On January 13, 2018, residents and visitors across the U.S. state of Hawaii received an emergency message announcing an incoming ballistic missile and advising people to seek shelter. The warning, distributed through the federal Emergency Alert System and the Commercial Mobile Alert System via broadcasters and cellphones, included the phrase "this is not a drill" and generated immediate fear and confusion.

Incident timeline

  1. The alert was transmitted at 8:07 a.m. HST, appearing on television, radio, and mobile devices across the islands.
  2. For roughly 38 minutes people were told an attack was imminent; during that time many sought shelter or contacted loved ones.
  3. A follow-up message declaring the original alert a "false alarm" was issued about 38 minutes later, after which officials began responding to public and legislative concern.

State officials traced the false alarm to a mistaken selection in the Hawaii Emergency Management Agency's user interface during a shift change. An employee pushed the wrong button while interacting with the agency's alerting software; procedural and technical shortcomings then allowed that single action to propagate widely. The incident highlighted how an urgent message intended to reach large audiences can be accidentally issued when human and system safeguards are insufficient.

Consequences and responses

The alert produced a range of immediate effects: panic in homes, workplaces, and schools; disrupted travel and commerce; and a flood of calls to emergency services and local officials. Governor David Ige apologized publicly for the error, and state and federal bodies launched investigations. The Federal Communications Commission and the Hawaii Legislature reviewed procedures for emergency communications, examining both human factors and the technical design of alerting tools.

  • Investigations documented the need for clearer procedures, better training, and stronger technological confirmations before sending statewide alerts.
  • Officials recommended—and in many cases implemented—changes such as multi-step confirmation dialogs, role-based permissions, mandatory tests, and additional staff training to prevent a repeat.
  • The episode prompted wider discussion about how to balance the need for rapid warning with safeguards that prevent false alarms.

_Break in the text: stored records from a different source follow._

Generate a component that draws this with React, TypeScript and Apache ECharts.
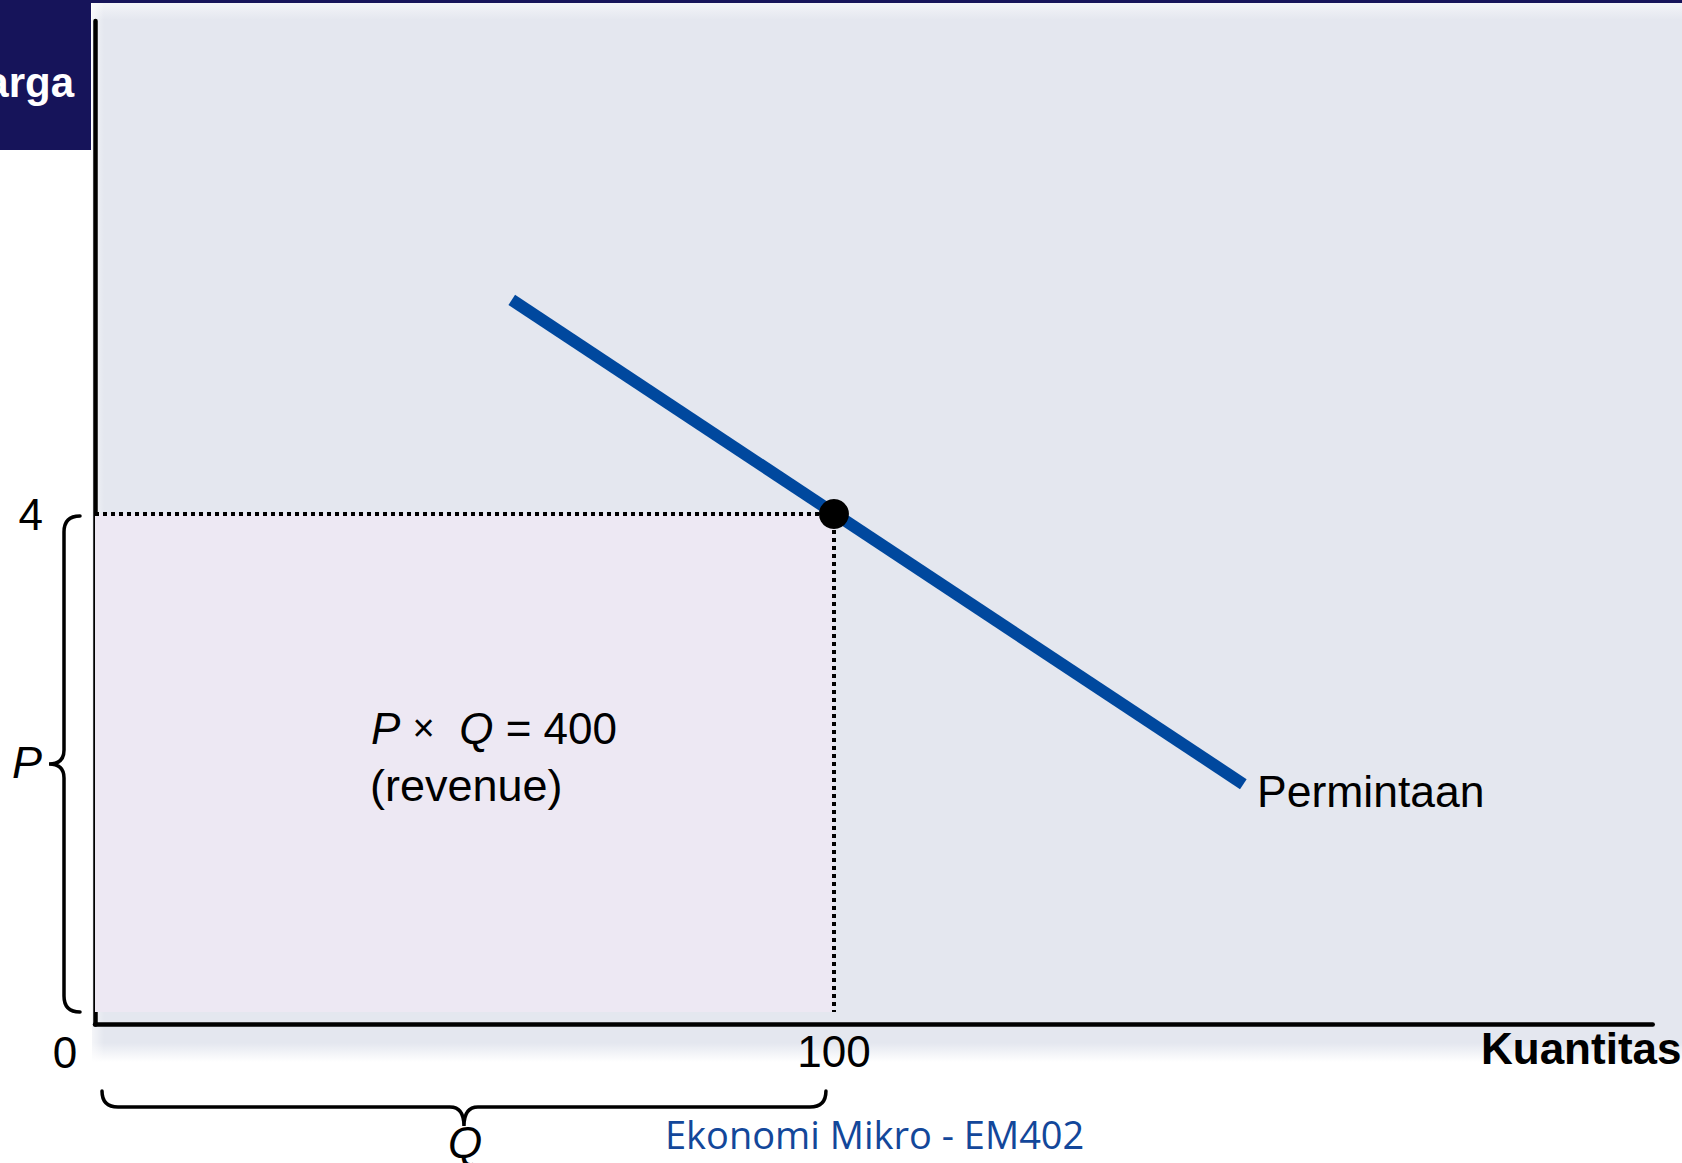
import React, { useEffect, useRef } from 'react';
import * as echarts from 'echarts';

// ---- data ----
const quantityTicks = [100];
const priceTicks = [4];
const demandCurve = [
  [56.4, 5.72],
  [155.4, 1.83],
];
const equilibriumPoint = [[100, 4]];
const revenueCorner = [100, 4];
const axisTitles = ['Harga', 'Kuantitas'];
const curveLabel = 'Permintaan';
const revenueLines = ['{i|P} {m|×}  {i|Q} = 400', '(revenue)'];
const braceLabels = ['P', 'Q'];
const originLabel = '0';
const footerText = 'Ekonomi Mikro - EM402';

const FONT = '"Liberation Sans", Arial, Helvetica, sans-serif';
const NAVY = '#16145a';
const BLUE = '#00489e';
const PLOT_BG = '#e4e7ef';
const REVENUE_BG = '#ede8f3';

function vBrace(xEnd: number, xSpine: number, xTip: number, y1: number, y2: number) {
  const ym = (y1 + y2) / 2;
  const r = xEnd - xSpine;
  const t = 14;
  return `M ${xEnd} ${y1} Q ${xSpine} ${y1} ${xSpine} ${y1 + r} L ${xSpine} ${ym - t} Q ${xSpine} ${ym} ${xTip} ${ym} Q ${xSpine} ${ym} ${xSpine} ${ym + t} L ${xSpine} ${y2 - r} Q ${xSpine} ${y2} ${xEnd} ${y2}`;
}

function hBrace(x1: number, x2: number, yEnd: number, ySpine: number, yTip: number) {
  const xm = (x1 + x2) / 2;
  const r = ySpine - yEnd;
  const t = 14;
  return `M ${x1} ${yEnd} Q ${x1} ${ySpine} ${x1 + r} ${ySpine} L ${xm - t} ${ySpine} Q ${xm} ${ySpine} ${xm} ${yTip} Q ${xm} ${ySpine} ${xm + t} ${ySpine} L ${x2 - r} ${ySpine} Q ${x2} ${ySpine} ${x2} ${yEnd}`;
}

export default function App() {
  const ref = useRef<HTMLDivElement>(null);

  useEffect(() => {
    if (!ref.current) return;
    const chart = echarts.init(ref.current, null, { renderer: 'svg' });

    const option: any = {
      animation: false,
      backgroundColor: '#ffffff',
      grid: {
        left: 95,
        top: 21,
        width: 1557.7,
        height: 1003.45,
        containLabel: false,
        outerBoundsMode: 'none',
      },
      xAxis: {
        type: 'value',
        min: 0,
        max: 210.8,
        axisLine: { show: true, onZero: false, lineStyle: { color: '#000', width: 4.5 } },
        axisTick: { show: false },
        splitLine: { show: false },
        axisLabel: {
          customValues: quantityTicks,
          color: '#000',
          fontFamily: FONT,
          fontSize: 44,
          margin: 5,
        },
      },
      yAxis: {
        type: 'value',
        min: -0.1,
        max: 7.96,
        axisLine: { show: true, onZero: false, lineStyle: { color: '#000', width: 4.5 } },
        axisTick: { show: false },
        splitLine: { show: false },
        axisLabel: {
          customValues: priceTicks,
          color: '#000',
          fontFamily: FONT,
          fontSize: 44,
          margin: 52,
        },
      },
      graphic: [
        {
          type: 'rect',
          z: -10,
          shape: { x: 92, y: 3, width: 1590, height: 1059 },
          style: {
            fill: new echarts.graphic.LinearGradient(0, 0, 0, 1, [
              { offset: 0, color: '#f3f4f8' },
              { offset: 0.016, color: PLOT_BG },
              { offset: 0.982, color: PLOT_BG },
              { offset: 1, color: '#ffffff' },
            ]),
          },
        },
        {
          type: 'rect',
          z: -9,
          shape: { x: 92, y: 3, width: 12, height: 1059 },
          style: {
            fill: new echarts.graphic.LinearGradient(0, 0, 1, 0, [
              { offset: 0, color: 'rgba(255,255,255,0.6)' },
              { offset: 1, color: 'rgba(255,255,255,0)' },
            ]),
          },
        },
        {
          type: 'rect',
          z: -8,
          shape: { x: 91, y: 0, width: 1591, height: 3 },
          style: { fill: NAVY },
        },
        {
          type: 'rect',
          z: 20,
          shape: { x: 0, y: 0, width: 91, height: 150 },
          style: { fill: NAVY },
        },
        {
          type: 'text',
          z: 21,
          x: 74,
          y: 82,
          style: {
            text: axisTitles[0],
            fill: '#ffffff',
            fontFamily: FONT,
            fontWeight: 'bold',
            fontSize: 42,
            align: 'right',
            verticalAlign: 'middle',
          },
        },
        {
          type: 'text',
          z: 21,
          x: 1481,
          y: 1048,
          style: {
            text: axisTitles[1],
            fill: '#000',
            fontFamily: FONT,
            fontWeight: 'bold',
            fontSize: 44,
            align: 'left',
            verticalAlign: 'middle',
          },
        },
        {
          type: 'text',
          z: 21,
          x: 65,
          y: 1052,
          style: {
            text: originLabel,
            fill: '#000',
            fontFamily: FONT,
            fontSize: 44,
            align: 'center',
            verticalAlign: 'middle',
          },
        },
        {
          type: 'text',
          z: 21,
          x: 1257,
          y: 791.5,
          style: {
            text: curveLabel,
            fill: '#000',
            fontFamily: FONT,
            fontSize: 44.5,
            align: 'left',
            verticalAlign: 'middle',
          },
        },
        {
          type: 'text',
          z: 21,
          x: 371,
          y: 728,
          style: {
            text: revenueLines[0],
            fill: '#000',
            fontFamily: FONT,
            fontSize: 44,
            align: 'left',
            verticalAlign: 'middle',
            rich: {
              i: { fontFamily: FONT, fontSize: 44, fontStyle: 'italic', fill: '#000' },
              m: { fontFamily: FONT, fontSize: 38, fill: '#000' },
            },
          },
        },
        {
          type: 'text',
          z: 21,
          x: 370,
          y: 785,
          style: {
            text: revenueLines[1],
            fill: '#000',
            fontFamily: FONT,
            fontSize: 45,
            align: 'left',
            verticalAlign: 'middle',
          },
        },
        {
          type: 'text',
          z: 21,
          x: 12,
          y: 762,
          style: {
            text: braceLabels[0],
            fill: '#000',
            fontFamily: FONT,
            fontStyle: 'italic',
            fontSize: 45,
            align: 'left',
            verticalAlign: 'middle',
          },
        },
        {
          type: 'text',
          z: 21,
          x: 448,
          y: 1142,
          style: {
            text: braceLabels[1],
            fill: '#000',
            fontFamily: FONT,
            fontStyle: 'italic',
            fontSize: 44,
            align: 'left',
            verticalAlign: 'middle',
          },
        },
        {
          type: 'text',
          z: 21,
          x: 665,
          y: 1134,
          style: {
            text: footerText,
            fill: '#13479a',
            fontFamily: '"Open Sans", "Noto Sans", sans-serif',
            fontSize: 38,
            align: 'left',
            verticalAlign: 'middle',
          },
        },
      ],
      series: [
        {
          name: curveLabel,
          type: 'line',
          data: demandCurve,
          showSymbol: false,
          symbol: 'none',
          z: 3,
          lineStyle: { color: BLUE, width: 12, cap: 'butt' },
          silent: true,
          markArea: {
            silent: true,
            z: 1,
            itemStyle: { color: REVENUE_BG },
            data: [[{ coord: [0, 0] }, { coord: revenueCorner }]],
          },
          markLine: {
            silent: true,
            z: 5,
            symbol: ['none', 'none'],
            label: { show: false },
            lineStyle: { color: '#000', width: 4, type: [4, 4] },
            data: [
              [{ coord: [0, revenueCorner[1]] }, { coord: revenueCorner }],
              [{ coord: revenueCorner }, { coord: [revenueCorner[0], 0] }],
            ],
          },
        },
        {
          name: 'Keseimbangan',
          type: 'scatter',
          data: equilibriumPoint,
          symbol: 'circle',
          symbolSize: 30,
          itemStyle: { color: '#000', opacity: 1 },
          z: 10,
          silent: true,
        },
        {
          name: 'Kurung',
          type: 'custom',
          data: [[0, 0]],
          z: 10,
          silent: true,
          clip: false,
          renderItem: (_params: any, api: any) => {
            const o = api.coord([0, 0]);
            const p = api.coord([0, priceTicks[0]]);
            const q = api.coord([quantityTicks[0], 0]);
            const left = vBrace(o[0] - 15, o[0] - 31, o[0] - 46, p[1] + 2, o[1]);
            const bottom = hBrace(o[0] + 7, q[0] - 8, o[1] + 79, o[1] + 95, o[1] + 114);
            const style = { fill: 'none', stroke: '#000', lineWidth: 3.5, lineCap: 'round' };
            return {
              type: 'group',
              children: [
                { type: 'path', shape: { pathData: left }, style },
                { type: 'path', shape: { pathData: bottom }, style },
              ],
            };
          },
        },
      ],
    };

    chart.setOption(option);
    return () => {
      chart.dispose();
    };
  }, []);

  return (
    <div
      ref={ref}
      style={{ position: 'fixed', left: 0, top: 0, width: 1682, height: 1163 }}
    />
  );
}
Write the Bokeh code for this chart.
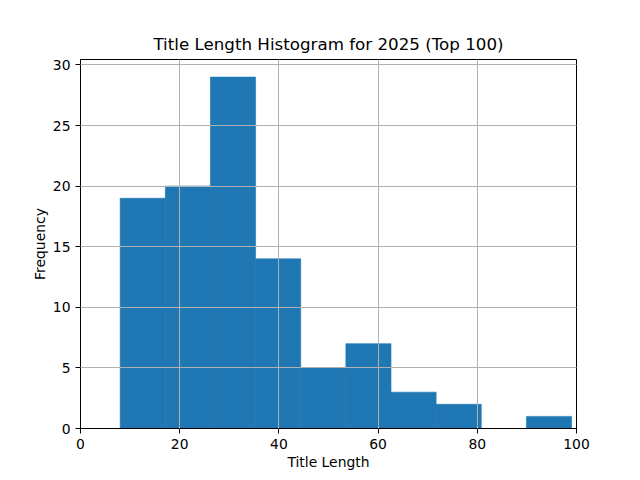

Beyond immediate reforms in Hawaii, the event became a case study for emergency managers nationwide. It underscored the public reliance on alert systems and the reputational risk posed by false alarms: trust in public warnings can be undermined if systems lack transparent safeguards. The 2018 false alert led to concrete operational changes and remains a cautionary example of how human error, interface design, and organizational practices interact in high-stakes public alerting.

For further contextual detail about the alerting systems used and official reports on the incident, see materials published by the agencies involved and legislative reviews conducted after the event. Additional technical and policy follow-up occurred in the months that followed as authorities worked to restore confidence in emergency communications across the islands and beyond. Commercial Mobile Alert System procedures and the broader Emergency Alert System remain central to ongoing reforms.